For several decades now BMW, in common with other European volume car manufacturers, have followed a strategy of offering each model with a range of engines to attract buyers with different requirements regarding purchase price/insurance/economy/etc.
Thus, Z3's were variously available with:
Obviously, the smaller, lower powered cars are going to be slower, but not that much slower compared to the entry level six - even the humble 1.8 is only 1.5 seconds slower to 60mph and gets to within 8mph of the two litre's top speed.
Throw a slush box into the mix and things aren't so clear cut. A manual 1.9(16v), the most common (and cheapest) variant, is only 2.2 seconds slower to 60 and 11mph shy of a 2.8 auto's figures. What did BMW do with all that extra capacity and two extra cylinders?
Looking at the figures, they only managed to squeeze another 53
bhp out of a 900cc increase. This gives the 2.8 only 69bhp/litre while the 1.9 pumps out a far more healthy 74bhp/litre, so it's a more highly tuned motor than the wheezy old 2.8, which is clearly underpowered for its capacity.
If only the 2.8 was as well developed as the 1.9 it would make an easy 207bhp, which, coincidentally, is pretty much what Porsche got out of the 2.5 it put in early Boxsters, which are generally considered to be a bit slow.

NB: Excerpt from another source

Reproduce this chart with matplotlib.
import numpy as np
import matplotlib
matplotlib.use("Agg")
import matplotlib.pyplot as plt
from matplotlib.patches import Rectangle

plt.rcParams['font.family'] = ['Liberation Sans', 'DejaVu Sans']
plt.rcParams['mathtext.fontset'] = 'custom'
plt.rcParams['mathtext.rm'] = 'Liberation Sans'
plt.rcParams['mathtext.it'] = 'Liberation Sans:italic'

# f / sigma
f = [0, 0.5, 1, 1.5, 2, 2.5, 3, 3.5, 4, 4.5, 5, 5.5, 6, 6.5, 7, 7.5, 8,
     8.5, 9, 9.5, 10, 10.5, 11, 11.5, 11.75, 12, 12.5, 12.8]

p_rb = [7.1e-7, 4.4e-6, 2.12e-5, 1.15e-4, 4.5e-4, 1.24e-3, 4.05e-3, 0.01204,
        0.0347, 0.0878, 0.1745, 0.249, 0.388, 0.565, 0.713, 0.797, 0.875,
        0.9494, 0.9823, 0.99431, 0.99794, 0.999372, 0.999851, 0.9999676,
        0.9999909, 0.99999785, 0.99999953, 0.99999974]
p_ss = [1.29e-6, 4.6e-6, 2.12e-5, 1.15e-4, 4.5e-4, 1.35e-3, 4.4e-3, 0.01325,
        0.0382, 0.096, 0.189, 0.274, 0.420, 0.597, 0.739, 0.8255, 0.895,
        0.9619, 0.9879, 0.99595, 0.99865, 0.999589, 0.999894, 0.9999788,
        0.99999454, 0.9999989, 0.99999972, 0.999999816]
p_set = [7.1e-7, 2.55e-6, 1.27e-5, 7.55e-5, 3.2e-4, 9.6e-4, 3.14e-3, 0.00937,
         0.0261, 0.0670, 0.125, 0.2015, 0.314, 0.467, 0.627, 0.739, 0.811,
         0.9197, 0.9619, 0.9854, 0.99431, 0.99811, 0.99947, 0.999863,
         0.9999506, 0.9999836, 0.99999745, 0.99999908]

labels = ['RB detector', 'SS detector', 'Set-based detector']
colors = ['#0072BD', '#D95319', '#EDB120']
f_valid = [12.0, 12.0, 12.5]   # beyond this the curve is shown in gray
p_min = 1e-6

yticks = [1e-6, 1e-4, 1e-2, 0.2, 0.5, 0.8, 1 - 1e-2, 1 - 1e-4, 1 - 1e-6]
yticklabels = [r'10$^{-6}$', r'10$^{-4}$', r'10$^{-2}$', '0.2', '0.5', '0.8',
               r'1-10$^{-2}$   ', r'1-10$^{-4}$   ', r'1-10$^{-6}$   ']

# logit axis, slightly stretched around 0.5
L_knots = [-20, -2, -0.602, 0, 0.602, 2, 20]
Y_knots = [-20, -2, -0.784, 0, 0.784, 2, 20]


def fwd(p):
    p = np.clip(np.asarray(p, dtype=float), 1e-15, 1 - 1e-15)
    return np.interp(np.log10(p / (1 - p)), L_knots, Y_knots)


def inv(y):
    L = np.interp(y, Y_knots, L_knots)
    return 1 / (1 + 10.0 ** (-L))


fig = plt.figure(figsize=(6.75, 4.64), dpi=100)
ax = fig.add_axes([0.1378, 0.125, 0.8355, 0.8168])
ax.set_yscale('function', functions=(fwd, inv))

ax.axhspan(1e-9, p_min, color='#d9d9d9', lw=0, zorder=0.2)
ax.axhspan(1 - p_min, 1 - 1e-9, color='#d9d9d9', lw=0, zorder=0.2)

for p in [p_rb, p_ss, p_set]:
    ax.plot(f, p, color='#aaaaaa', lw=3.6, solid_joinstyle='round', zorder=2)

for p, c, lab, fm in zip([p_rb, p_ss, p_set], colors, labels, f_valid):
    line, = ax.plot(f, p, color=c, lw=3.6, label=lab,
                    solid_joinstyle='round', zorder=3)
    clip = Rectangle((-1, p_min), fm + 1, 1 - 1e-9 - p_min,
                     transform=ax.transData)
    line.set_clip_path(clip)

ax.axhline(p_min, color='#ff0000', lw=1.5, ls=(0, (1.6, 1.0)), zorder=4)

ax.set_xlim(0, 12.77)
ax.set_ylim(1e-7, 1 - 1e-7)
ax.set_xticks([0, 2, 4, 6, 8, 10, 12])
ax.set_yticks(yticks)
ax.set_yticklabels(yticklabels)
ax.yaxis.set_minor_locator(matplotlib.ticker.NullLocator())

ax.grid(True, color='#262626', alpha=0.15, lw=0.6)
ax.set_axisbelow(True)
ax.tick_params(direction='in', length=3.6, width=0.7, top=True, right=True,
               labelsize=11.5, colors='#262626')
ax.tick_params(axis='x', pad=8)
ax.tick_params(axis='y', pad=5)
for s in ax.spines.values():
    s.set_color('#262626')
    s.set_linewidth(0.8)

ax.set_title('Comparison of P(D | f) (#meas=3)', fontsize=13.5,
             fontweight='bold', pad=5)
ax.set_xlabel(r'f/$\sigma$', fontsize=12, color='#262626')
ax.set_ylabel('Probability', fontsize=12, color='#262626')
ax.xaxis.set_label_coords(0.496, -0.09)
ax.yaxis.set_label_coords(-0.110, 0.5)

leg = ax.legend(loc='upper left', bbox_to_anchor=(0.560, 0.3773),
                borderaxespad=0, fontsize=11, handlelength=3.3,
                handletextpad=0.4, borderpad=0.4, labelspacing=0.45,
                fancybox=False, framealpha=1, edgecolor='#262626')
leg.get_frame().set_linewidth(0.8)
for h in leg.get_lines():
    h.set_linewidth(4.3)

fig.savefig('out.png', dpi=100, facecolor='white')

Unsurprisingly, given its highly tuned nature, the 1.9 is actually half a second faster to sixty than the auto two litre, and there's only 1mph difference in top speed. So a manual 1.9 will easily get away from a 2.0 auto on a fast B road blast. Does that make the 2.0 auto shit?

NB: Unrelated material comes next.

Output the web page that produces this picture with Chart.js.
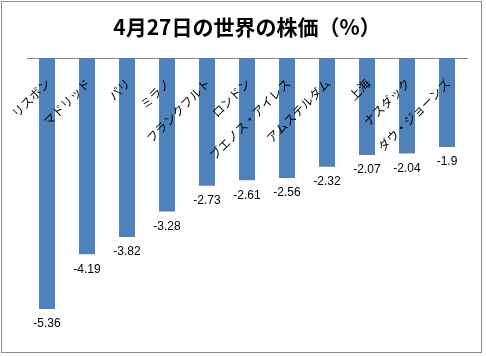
<!DOCTYPE html>
<html><head><meta charset="utf-8">
<script src="https://cdn.jsdelivr.net/npm/chart.js@4"></script>
<style>
html,body{margin:0;padding:0;background:#fff;}
#wrap{position:relative;width:486px;height:356px;}
#frame{position:absolute;left:1px;top:1px;width:479px;height:350px;border:1px solid #8c8c8c;box-sizing:content-box;pointer-events:none;}
</style></head>
<body>
<div id="wrap"><canvas id="c" width="486" height="356"></canvas><div id="frame"></div></div>
<script>
const titleText = '4月27日の世界の株価（%）';
const categories = ['リスボン','マドリッド','パリ','ミラノ','フランクフルト','ロンドン','ブエノス・アイレス','アムステルダム','上海','ナスダック','ダウ・ジョーンズ'];
const values = [-5.36,-4.19,-3.82,-3.28,-2.73,-2.61,-2.56,-2.32,-2.07,-2.04,-1.9];
const valueLabels = ['-5.36','-4.19','-3.82','-3.28','-2.73','-2.61','-2.56','-2.32','-2.07','-2.04','-1.9'];

const labelPlugin = {
  id: 'labelPlugin',
  afterDatasetsDraw(chart) {
    const ctx = chart.ctx;
    const xs = chart.scales.x;
    const top = chart.chartArea.top;
    ctx.save();
    ctx.fillStyle = '#000';
    ctx.font = '12px "Noto Sans CJK JP"';
    ctx.textAlign = 'right';
    ctx.textBaseline = 'middle';
    categories.forEach((c, i) => {
      const x = xs.getPixelForValue(i) + 1;
      const y = top + 23;
      ctx.save();
      ctx.translate(x, y);
      ctx.rotate(-Math.PI / 4);
      ctx.fillText(c, 0, 0);
      ctx.restore();
    });
    ctx.font = '12px "Liberation Sans"';
    ctx.textAlign = 'center';
    ctx.textBaseline = 'middle';
    const meta = chart.getDatasetMeta(0);
    meta.data.forEach((bar, i) => {
      ctx.fillText(valueLabels[i], bar.x, bar.y + 15);
    });
    ctx.restore();
  }
};

new Chart(document.getElementById('c'), {
  type: 'bar',
  data: {
    labels: categories,
    datasets: [{
      data: values,
      backgroundColor: '#4f81bd',
      borderWidth: 0,
      barPercentage: 1,
      categoryPercentage: 0.4
    }]
  },
  options: {
    responsive: false,
    animation: false,
    layout: { padding: { left: 27, right: 19, top: 0, bottom: 17 } },
    plugins: {
      legend: { display: false },
      tooltip: { enabled: false },
      title: {
        display: true,
        text: titleText,
        color: '#000',
        font: { family: '"Noto Sans CJK JP"', size: 21, weight: 'bold', lineHeight: 1.2 },
        padding: { top: 14.4, bottom: 18.4 }
      }
    },
    scales: {
      x: {
        position: 'top',
        grid: { display: false, drawTicks: false },
        border: { display: true, color: '#868686', width: 1 },
        ticks: { display: false }
      },
      y: {
        display: false,
        min: -6,
        max: 0
      }
    }
  },
  plugins: [labelPlugin]
});
</script>
</body></html>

Only if your sole criteria for making the judgement is speed. This would, of course, mean that the 2.8 is shit compared to the 3.0, which is shit compared to the 3.2M, which is, of course, shit compared to a TVR Cerbera at a similar price point.

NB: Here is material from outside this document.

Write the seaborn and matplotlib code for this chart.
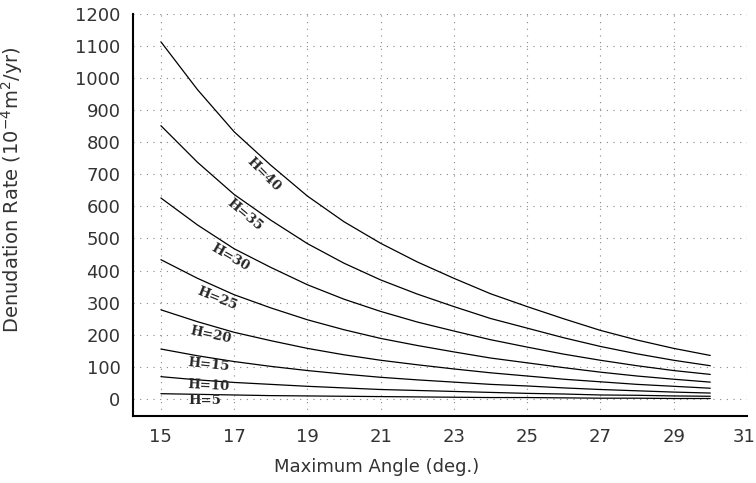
import numpy as np
import pandas as pd
import matplotlib
matplotlib.use("Agg")
import matplotlib.pyplot as plt
import matplotlib.transforms as mtransforms
from matplotlib.ticker import MultipleLocator
import seaborn as sns

# values
angles = [15, 16, 17, 18, 19, 20, 21, 22, 23, 24, 25, 26, 27, 28, 29, 30]
h_levels = [40, 35, 30, 25, 20, 15, 10, 5]
rate_h40 = [1112, 963, 832, 728, 632, 552, 485, 427, 376, 328, 288, 250, 214, 184, 158, 136]
rate_h35 = [851, 737, 637, 557, 484, 423, 371, 327, 288, 251, 221, 191, 164, 141, 121, 104]
rate_h30 = [626, 542, 468, 410, 356, 311, 273, 240, 212, 185, 162, 140, 121, 104, 89, 77]
rate_h25 = [434, 376, 325, 284, 247, 216, 189, 167, 147, 128, 113, 98, 84, 72, 62, 53]
rate_h20 = [278, 241, 208, 182, 158, 138, 121, 107, 94, 82, 72, 62, 54, 46, 40, 34]
rate_h15 = [156, 135, 117, 102, 89, 78, 68, 60, 53, 46, 41, 35, 30, 26, 22, 19]
rate_h10 = [70, 60, 52, 46, 40, 35, 30, 27, 24, 21, 18, 16, 13, 12, 10, 9]
rate_h5 = [17, 15, 13, 11, 10, 9, 8, 7, 6, 5, 5, 4, 3, 3, 2, 2]
curve_labels = ["H=40", "H=35", "H=30", "H=25", "H=20", "H=15", "H=10", "H=5"]

rates = [rate_h40, rate_h35, rate_h30, rate_h25, rate_h20, rate_h15, rate_h10, rate_h5]
df = pd.DataFrame({
    "angle": angles * len(h_levels),
    "rate": sum(rates, []),
    "H": np.repeat(h_levels, len(angles)),
})

# where the inline curve labels sit (x, y, rotation)
label_pos = [(17.8, 700, -45), (17.3, 574, -40), (16.9, 440, -30), (16.55, 313, -22),
             (16.35, 201, -12), (16.3, 106, -6), (16.3, 42, -3), (16.2, -4, 0)]

sns.set_style("white")
plt.rcParams['font.family'] = ['DejaVu Sans']
plt.rcParams['mathtext.default'] = 'regular'

fig = plt.figure(figsize=(7.56, 4.83), dpi=100)
ax = fig.add_axes([0.176, 0.139, 0.812, 0.833])

sns.lineplot(data=df, x="angle", y="rate", units="H", estimator=None,
             color="black", linewidth=0.9, ax=ax)

for lab, (lx, ly, rot) in zip(curve_labels, label_pos):
    ax.text(lx, ly, lab, rotation=rot, ha="center", va="center",
            fontsize=9.5, fontweight="bold", family="DejaVu Serif",
            rotation_mode="anchor")

ax.set_xlim(14.24, 31)
ax.set_ylim(-52, 1200)
ax.xaxis.set_major_locator(MultipleLocator(2))
ax.xaxis.set_minor_locator(MultipleLocator(1))
ax.yaxis.set_major_locator(MultipleLocator(100))
ax.yaxis.set_minor_locator(MultipleLocator(50))
ax.set_xticks(range(15, 32, 2))

ax.grid(True, which="major", linestyle=(0, (1, 5)), color="#888888", linewidth=0.8)
sns.despine(ax=ax)
for s in ["left", "bottom"]:
    ax.spines[s].set_linewidth(1.5)
    ax.spines[s].set_color("black")

ax.tick_params(axis="both", which="major", direction="in", length=5, width=1,
               labelsize=13, colors="black", pad=9)
ax.tick_params(axis="both", which="minor", direction="in", length=3, width=0.8)
for t in ax.get_xticklabels() + ax.get_yticklabels():
    t.set_color("#333333")

# nudge the last x label so it stays inside the figure
last = ax.get_xticklabels()[-1]
last.set_transform(last.get_transform() +
                   mtransforms.ScaledTranslation(-3 / 100, 0, fig.dpi_scale_trans))

ax.set_xlabel("Maximum Angle (deg.)", fontsize=13, color="#333333")
ax.set_ylabel(r"Denudation Rate (10$^{-4}$m$^{2}$/yr)", fontsize=14, color="#333333")
ax.xaxis.set_label_coords(0.397, -0.1045)
ax.yaxis.set_label_coords(-0.176, 0.562)

fig.savefig("out.png", dpi=100)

I've done a bit of research on the much maligned 1.9 and it seems that its major issue is a heavy flywheel, which blunts its ability to pick up revs. That's it.
As a kit car builder there are other considerations when choosing an engine. I will be building a 250 at some stage in the not too distant future, and, believe it or not, tyre availability will have a major impact on the donor I choose. You see, the wheels I want to fit will be wearing 215/65/15 tyres. Right now, I can only find one 'V' rated tyre of that size while there are a dozen or so 'H' rated options, so I'd be reluctant to use a donor capable of more than 130mph. That limits me to the 1.8, 1.9's or a two litre six.
Having said all of the above, it will, of course, be...
A two litre six.
Call me a hypocrite if you like, but I rather like the noise it'll make.